Sam had it right that "atheism" is too blunt an instrument for what really needs to be done. A change in people's thoughts, mannerisms, and awareness needs to happen in a battle with endless fronts. Bad ideas need to be denounced for just how bad they are and people need to be made to understand why they can't hold them and still have status in our society. Undeniable good reasons need to be tirelessly reiterated until they become more common than the word is.

What really bugs me as well is the preconceived notions people come up with about me and why I am the way I am. I at least ask questions about people's faith and try to find out what makes them tick. The fact that I'm so easily write-offable as "just another one of those people" bugs the hell out of me. I don't treat people like that. Yes, I ridicule the idea of a "super demon beast" compelling my thoughts and actions. Yes I ask for more than "look around, here of this miracle?, you don't know how it feels" as your justification for your actions. And finally yes, I will always bring it back up, ask more questions, challenge you, and voice my opinion. If you don't want to "fight", as my one friend so puts it, back then that's your prerogative. Do not expect me to give up having "faith" in knowledge and truth in "respect" for your ironclad belief. Not gonna happen.

I'm just really tired of getting headaches over all this shit. The more I encounter people who don't live up to the standards they set for themselves, or worse, live up to an idiotic standard, I feel like I lose something deeper than respect. The idea of anything being eternal or forever recurring attached to consciousness is tormenting if its going to be in constant struggle against pure egotism. Will Smith was kinda freakin out there for a while not being around people and I kinda connected with that when I think about how frequently I'm shut off to people. I'm bugging out talking to people who either completely agree with me or don't care to offer a solid opinion. No religious minded person cares to challenge me? None want to put their views up to a test, if you could call it that, against a foe they already "know" they will beat? I think because that idea doesn't bother them as much as it does me is why I get these headaches. I get to empathize with feelings they've learned to ignore. Sure I'll play the victim here at the end because I only have a reader to empathize with, not god for me to pretend like the problem disappeared or is any less significant.
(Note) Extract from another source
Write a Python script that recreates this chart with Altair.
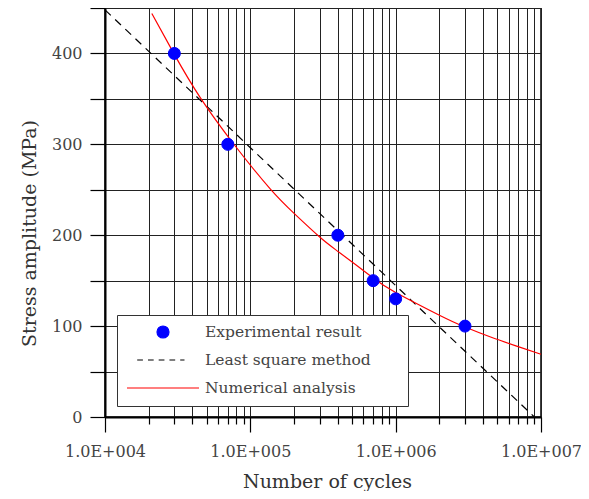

AH I mean how many fucking times do I have to see the same stupidity over and over and over and over and over and over and over. Fucking denial, putting on a fake face. Split personalities that fucking scar the real one? Its sickening, literally I get sick to think about this shit for too long. I write to make the headaches go away and until I fucking rant about the ignorance and intolerance I guess I won't be ok. 


AHHHHHHHHHHHHHHHHHHHHHHHHHHHHHHHHHHHHHHHHHHHHHHHHHHHHHHHHHHHHH. I'M SICK AND I'M TIRED, AND I'M NOT GONNA TAKE IT ANYMORE. :) peace. And remember, bitches ain't shit but hoes and tricks.